Salma Rehman | Updated on: 13 July 2015, 17:17 IST

The Supreme Court on 13 July issued a notice to the Central Bureau of Investigation (CBI) and others on a petition filed by the Uttar Pradesh Government in the 2006 Nithari serial killings case.

The Uttar Pradesh Government has challenged the Allahabad High Court's order of commuting convict Surinder Koli's death sentence to life imprisonment.

The Allahabad HC in January 2015 had commuted Koli's death sentence to life imprisonment on the ground of "inordinate delay" in deciding his mercy petition.

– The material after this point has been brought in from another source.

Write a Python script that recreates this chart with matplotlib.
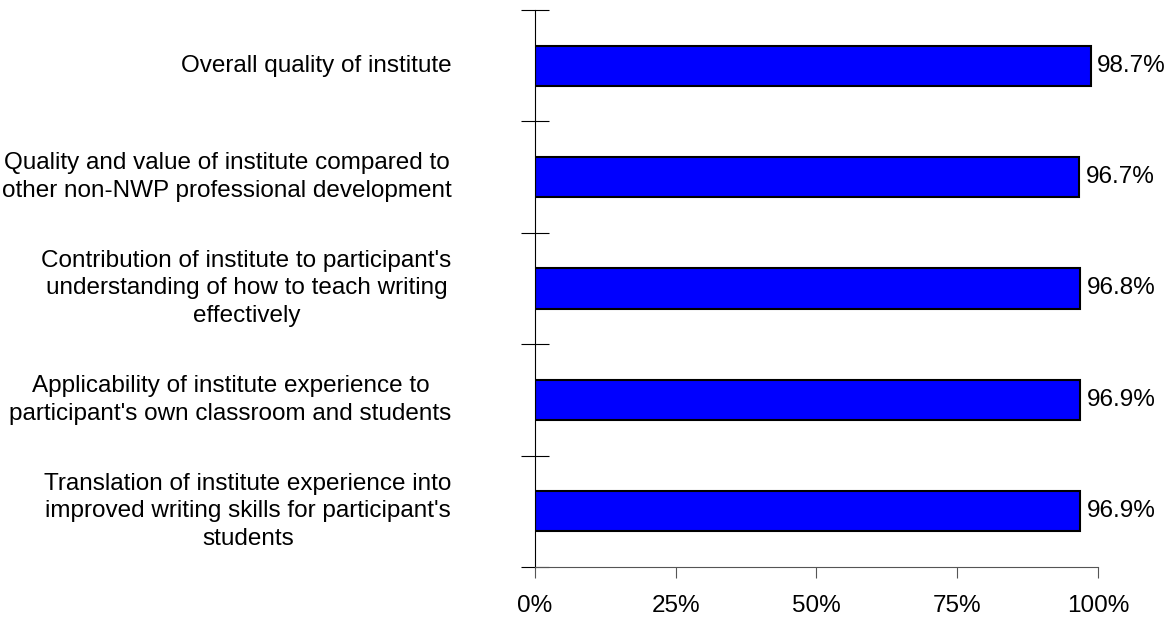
import numpy as np
import matplotlib.pyplot as plt

plt.rcParams['font.family'] = ['Liberation Sans', 'DejaVu Sans']

# Survey items, top to bottom
categories = [
    "Overall quality of institute",
    "Quality and value of institute compared to\nother non-NWP professional development",
    "Contribution of institute to participant's\nunderstanding of how to teach writing\neffectively",
    "Applicability of institute experience to\nparticipant's own classroom and students",
    "Translation of institute experience into\nimproved writing skills for participant's\nstudents",
]
values = [98.7, 96.7, 96.8, 96.9, 96.9]
xticks = [0, 25, 50, 75, 100]
xtick_labels = ["0%", "25%", "50%", "75%", "100%"]

fs = 17.5

fig = plt.figure(figsize=(11.73, 6.18), dpi=100)
ax = fig.add_axes([0.456, 0.0825, 0.48, 0.9015])

y = np.arange(len(categories))
ax.barh(y, values, height=0.36, color='#0000ff', edgecolor='black', linewidth=1.5)

for yi, v in zip(y, values):
    ax.text(v + 1.2, yi, f"{v:.1f}%", va='center', ha='left', fontsize=fs)

ax.set_xlim(0, 100)
ax.set_ylim(len(categories) - 0.5, -0.5)
ax.set_xticks(xticks)
ax.set_xticklabels(xtick_labels, fontsize=fs)
ax.tick_params(axis='x', direction='out', length=8, pad=12, color='#555555')

# category boundaries as y ticks, labels drawn separately
ax.set_yticks(np.arange(-0.5, len(categories), 1.0))
ax.set_yticklabels([])
ax.tick_params(axis='y', direction='inout', length=20, color='black')

for yi, label in zip(y, categories):
    ax.text(-14.8, yi, label, ha='right', va='center', multialignment='center',
            fontsize=fs, transform=ax.transData, linespacing=1.33)

for s in ['top', 'right']:
    ax.spines[s].set_visible(False)
ax.spines['left'].set_color('black')
ax.spines['bottom'].set_color('#555555')

fig.savefig('out.png', dpi=100)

A flashback of the Nithari scare

  • Koli, 42, a servant of a businessman Moninder Singh Pandher, was convicted for the serial rape and murder of children in his master's bungalow in Noida's Nithari village between 2005 and 2006.
  • The Central Bureau of Investigation (CBI) had started probing the case on January 11, 2007. CBI had awarded the death penalty to Koli and Pandher on January 13, 2009 in 16-year-old Rimpa Haldar's rape and murder case.
  • Later, the Allahabad High Court had acquitted Pandher and upheld the capital punishment given to Koli. Koli's plea was eventually rejected in the Supreme Court. Even the President had rejected his mercy petition.
  • Koli was also awarded capital punishment in another Nithari case by Special Judge, CBI court, A.K. Singh on May 12, 2010. The magnitude of the crime can be gauged from the fact that he was awarded capital punishment in three more similar cases of rape and murder of children carried out in the Nithari house.

Safe escape for Pandher[

Though Koli's employer Moninder Singh Pandher was also charged with first degree murder in the same case, he was acquitted in 2009. Pandher was released from jail last year.

SC's ruling on commutation of life sentences

The Supreme Court had ruled last year that a death sentence can be commuted to life because of a long delay in a decision on a convict's mercy plea.